> _Work required_
Repeat the material verbatim and drop the pictures.

* BEGIN Source data *

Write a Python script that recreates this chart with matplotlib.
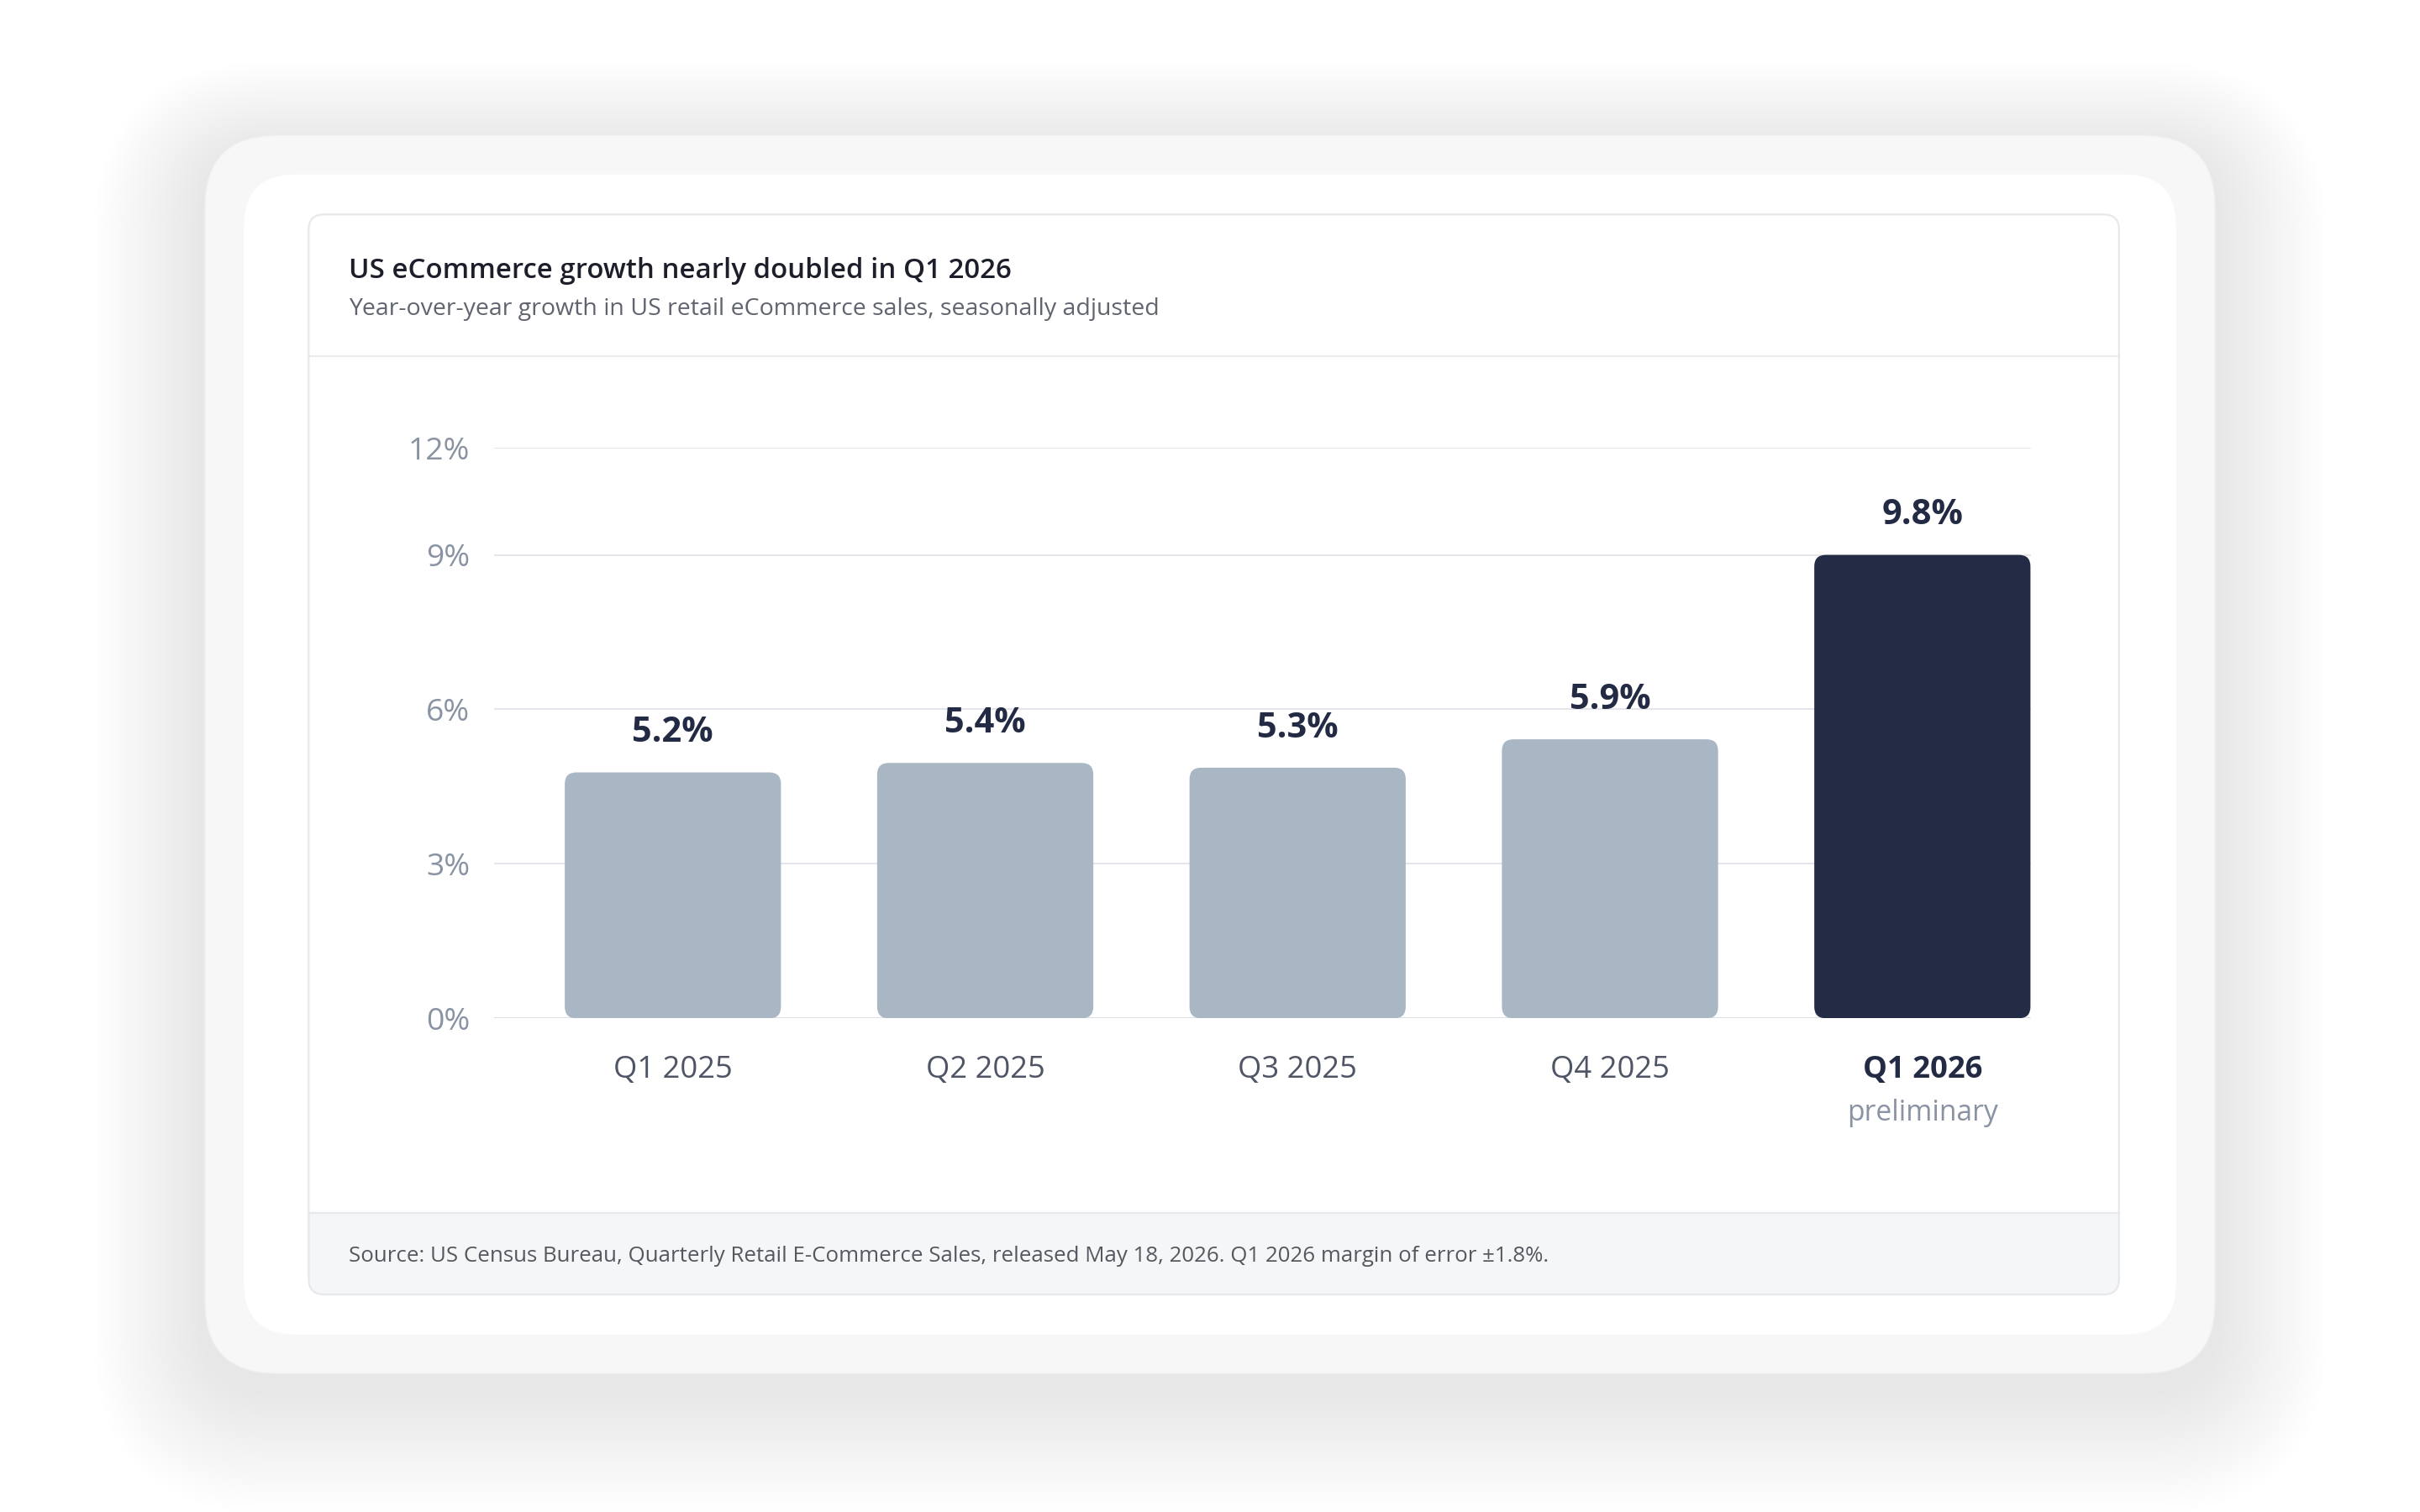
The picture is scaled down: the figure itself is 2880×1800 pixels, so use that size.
import matplotlib
matplotlib.use('Agg')
import matplotlib.pyplot as plt
from matplotlib.patches import FancyBboxPatch, Rectangle

plt.rcParams['font.family'] = ['Open Sans', 'DejaVu Sans']

# data
quarters = ['Q1 2025', 'Q2 2025', 'Q3 2025', 'Q4 2025', 'Q1 2026']
growth = [5.2, 5.4, 5.3, 5.9, 9.8]
highlight = [False, False, False, False, True]
tick_labels = ['0%', '3%', '6%', '9%', '12%']
title = 'US eCommerce growth nearly doubled in Q1 2026'
subtitle = 'Year-over-year growth in US retail eCommerce sales, seasonally adjusted'
source = ('Source: US Census Bureau, Quarterly Retail E-Commerce Sales, released May 18, 2026. '
          'Q1 2026 margin of error \u00b11.8%.')

W, H = 1568, 980          # layout units (reference at display scale)
S = 2880 / W              # layout unit -> output pixel
PT = S * 0.72             # layout unit -> points at dpi 100

fig = plt.figure(figsize=(28.8, 18), dpi=100)
fig.patch.set_facecolor('white')

bg = fig.add_axes([0, 0, 1, 1])
bg.set_xlim(0, W)
bg.set_ylim(H, 0)
bg.axis('off')

# soft drop shadow around the outer card
for i in range(24):
    pad = 4 + i * 3.0
    bg.add_patch(FancyBboxPatch((133 - pad, 98 - pad * 0.8), 1302 + 2 * pad, 802 + pad * 1.9,
                                boxstyle=f'round,pad=0,rounding_size={45 + pad}',
                                fc='#000000', ec='none', alpha=0.0028, zorder=1))

bg.add_patch(FancyBboxPatch((133, 88), 1302, 802, boxstyle='round,pad=0,rounding_size=46',
                            fc='#f7f7f7', ec='#f2f2f2', lw=1, zorder=2))
bg.add_patch(FancyBboxPatch((158, 113), 1252, 752, boxstyle='round,pad=0,rounding_size=34',
                            fc='white', ec='none', zorder=3))
bg.add_patch(FancyBboxPatch((200, 139), 1173, 700, boxstyle='round,pad=0,rounding_size=10',
                            fc='white', ec='none', zorder=4))
# footer band
bg.add_patch(FancyBboxPatch((200, 786), 1173, 53, boxstyle='round,pad=0,rounding_size=10',
                            fc='#f5f6f8', ec='none', zorder=5))
bg.add_patch(Rectangle((200, 786), 1173, 20, fc='#f5f6f8', ec='none', zorder=5))
bg.plot([200, 1373], [786, 786], color='#e7e8eb', lw=1.6, zorder=6)
bg.plot([200, 1373], [231, 231], color='#ececee', lw=1.6, zorder=6)
bg.add_patch(FancyBboxPatch((200, 139), 1173, 700, boxstyle='round,pad=0,rounding_size=10',
                            fc='none', ec='#e7e8eb', lw=1.6, zorder=7))

bg.text(226, 175.5, title, fontsize=18.0 * PT, fontweight='semibold', color='#1c1f2a',
        ha='left', va='center', zorder=8)
bg.text(226, 200.5, subtitle, fontsize=15.5 * PT, color='#60646e', ha='left', va='center', zorder=8)
bg.text(226, 814, source, fontsize=14.1 * PT, color='#55585f', ha='left', va='center', zorder=8)

# chart area
ymax = 12
y0, ytop = 660, 660 - 30.8 * ymax
ax = fig.add_axes([320 / W, 1 - y0 / H, (1316 - 320) / W, (y0 - ytop) / H])
ax.set_zorder(10)
ax.patch.set_alpha(0)
ax.set_xlim(-0.573, 4.348)
ax.set_ylim(0, ymax)
for sp in ax.spines.values():
    sp.set_visible(False)

# gridlines as in the reference: 3/6/9 sit at thirds of the peak, 12 near its value
grid_pos = [k * max(growth) / 3 for k in range(4)] + [12.06]
ax.set_yticks(grid_pos, tick_labels)
ax.tick_params(axis='y', length=0, pad=15.5 * PT, labelsize=20.3 * PT, labelcolor='#8a93a3')
ax.set_xticks([])
for k, g in enumerate(grid_pos):
    ax.axhline(g, color='#dcdfe5' if k == 0 else '#e4e6eb', lw=1.15 * PT, zorder=1)

x = list(range(len(quarters)))
colors = ['#232b45' if h else '#a9b6c3' for h in highlight]
bars = ax.bar(x, growth, width=0.692, color=colors, zorder=2)

# swap the plain bars for rounded ones
px_x = (1316 - 320) / (4.348 + 0.573)
px_y = (y0 - ytop) / ymax
r = 7.5 / px_x
for b in bars:
    bx, by = b.get_x(), b.get_y()
    bw, bh = b.get_width(), b.get_height()
    fc = b.get_facecolor()
    b.remove()
    ax.add_patch(FancyBboxPatch((bx, by), bw, bh, boxstyle=f'round,pad=0,rounding_size={r}',
                                mutation_aspect=px_x / px_y, fc=fc, ec='none', zorder=2))

for xi, v, q, h in zip(x, growth, quarters, highlight):
    ax.annotate(f'{v:.1f}%', (xi, v), xytext=(0, 25.5 * PT), textcoords='offset points',
                ha='center', va='center', fontsize=22.6 * PT, fontweight='bold',
                color='#232a44', annotation_clip=False)
    ax.annotate(q, (xi, 0), xytext=(0, -33.5 * PT), textcoords='offset points',
                ha='center', va='center', fontsize=19.8 * PT,
                fontweight='bold' if h else 'normal',
                color='#232a44' if h else '#4f5565', annotation_clip=False)
    if h:
        ax.annotate('preliminary', (xi, 0), xytext=(0, -61.5 * PT), textcoords='offset points',
                    ha='center', va='center', fontsize=18.3 * PT, color='#8a93a3',
                    annotation_clip=False)

fig.savefig('out.png', dpi=100, facecolor='white')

* END Source data *

> _Answer to this task_
Write a Python script that recreates this chart with matplotlib.
The picture is scaled down: the figure itself is 2880×1800 pixels, so use that size.
import matplotlib
matplotlib.use('Agg')
import matplotlib.pyplot as plt
from matplotlib.patches import FancyBboxPatch, Rectangle

plt.rcParams['font.family'] = ['Open Sans', 'DejaVu Sans']

# data
quarters = ['Q1 2025', 'Q2 2025', 'Q3 2025', 'Q4 2025', 'Q1 2026']
growth = [5.2, 5.4, 5.3, 5.9, 9.8]
highlight = [False, False, False, False, True]
tick_labels = ['0%', '3%', '6%', '9%', '12%']
title = 'US eCommerce growth nearly doubled in Q1 2026'
subtitle = 'Year-over-year growth in US retail eCommerce sales, seasonally adjusted'
source = ('Source: US Census Bureau, Quarterly Retail E-Commerce Sales, released May 18, 2026. '
          'Q1 2026 margin of error \u00b11.8%.')

W, H = 1568, 980          # layout units (reference at display scale)
S = 2880 / W              # layout unit -> output pixel
PT = S * 0.72             # layout unit -> points at dpi 100

fig = plt.figure(figsize=(28.8, 18), dpi=100)
fig.patch.set_facecolor('white')

bg = fig.add_axes([0, 0, 1, 1])
bg.set_xlim(0, W)
bg.set_ylim(H, 0)
bg.axis('off')

# soft drop shadow around the outer card
for i in range(24):
    pad = 4 + i * 3.0
    bg.add_patch(FancyBboxPatch((133 - pad, 98 - pad * 0.8), 1302 + 2 * pad, 802 + pad * 1.9,
                                boxstyle=f'round,pad=0,rounding_size={45 + pad}',
                                fc='#000000', ec='none', alpha=0.0028, zorder=1))

bg.add_patch(FancyBboxPatch((133, 88), 1302, 802, boxstyle='round,pad=0,rounding_size=46',
                            fc='#f7f7f7', ec='#f2f2f2', lw=1, zorder=2))
bg.add_patch(FancyBboxPatch((158, 113), 1252, 752, boxstyle='round,pad=0,rounding_size=34',
                            fc='white', ec='none', zorder=3))
bg.add_patch(FancyBboxPatch((200, 139), 1173, 700, boxstyle='round,pad=0,rounding_size=10',
                            fc='white', ec='none', zorder=4))
# footer band
bg.add_patch(FancyBboxPatch((200, 786), 1173, 53, boxstyle='round,pad=0,rounding_size=10',
                            fc='#f5f6f8', ec='none', zorder=5))
bg.add_patch(Rectangle((200, 786), 1173, 20, fc='#f5f6f8', ec='none', zorder=5))
bg.plot([200, 1373], [786, 786], color='#e7e8eb', lw=1.6, zorder=6)
bg.plot([200, 1373], [231, 231], color='#ececee', lw=1.6, zorder=6)
bg.add_patch(FancyBboxPatch((200, 139), 1173, 700, boxstyle='round,pad=0,rounding_size=10',
                            fc='none', ec='#e7e8eb', lw=1.6, zorder=7))

bg.text(226, 175.5, title, fontsize=18.0 * PT, fontweight='semibold', color='#1c1f2a',
        ha='left', va='center', zorder=8)
bg.text(226, 200.5, subtitle, fontsize=15.5 * PT, color='#60646e', ha='left', va='center', zorder=8)
bg.text(226, 814, source, fontsize=14.1 * PT, color='#55585f', ha='left', va='center', zorder=8)

# chart area
ymax = 12
y0, ytop = 660, 660 - 30.8 * ymax
ax = fig.add_axes([320 / W, 1 - y0 / H, (1316 - 320) / W, (y0 - ytop) / H])
ax.set_zorder(10)
ax.patch.set_alpha(0)
ax.set_xlim(-0.573, 4.348)
ax.set_ylim(0, ymax)
for sp in ax.spines.values():
    sp.set_visible(False)

# gridlines as in the reference: 3/6/9 sit at thirds of the peak, 12 near its value
grid_pos = [k * max(growth) / 3 for k in range(4)] + [12.06]
ax.set_yticks(grid_pos, tick_labels)
ax.tick_params(axis='y', length=0, pad=15.5 * PT, labelsize=20.3 * PT, labelcolor='#8a93a3')
ax.set_xticks([])
for k, g in enumerate(grid_pos):
    ax.axhline(g, color='#dcdfe5' if k == 0 else '#e4e6eb', lw=1.15 * PT, zorder=1)

x = list(range(len(quarters)))
colors = ['#232b45' if h else '#a9b6c3' for h in highlight]
bars = ax.bar(x, growth, width=0.692, color=colors, zorder=2)

# swap the plain bars for rounded ones
px_x = (1316 - 320) / (4.348 + 0.573)
px_y = (y0 - ytop) / ymax
r = 7.5 / px_x
for b in bars:
    bx, by = b.get_x(), b.get_y()
    bw, bh = b.get_width(), b.get_height()
    fc = b.get_facecolor()
    b.remove()
    ax.add_patch(FancyBboxPatch((bx, by), bw, bh, boxstyle=f'round,pad=0,rounding_size={r}',
                                mutation_aspect=px_x / px_y, fc=fc, ec='none', zorder=2))

for xi, v, q, h in zip(x, growth, quarters, highlight):
    ax.annotate(f'{v:.1f}%', (xi, v), xytext=(0, 25.5 * PT), textcoords='offset points',
                ha='center', va='center', fontsize=22.6 * PT, fontweight='bold',
                color='#232a44', annotation_clip=False)
    ax.annotate(q, (xi, 0), xytext=(0, -33.5 * PT), textcoords='offset points',
                ha='center', va='center', fontsize=19.8 * PT,
                fontweight='bold' if h else 'normal',
                color='#232a44' if h else '#4f5565', annotation_clip=False)
    if h:
        ax.annotate('preliminary', (xi, 0), xytext=(0, -61.5 * PT), textcoords='offset points',
                    ha='center', va='center', fontsize=18.3 * PT, color='#8a93a3',
                    annotation_clip=False)

fig.savefig('out.png', dpi=100, facecolor='white')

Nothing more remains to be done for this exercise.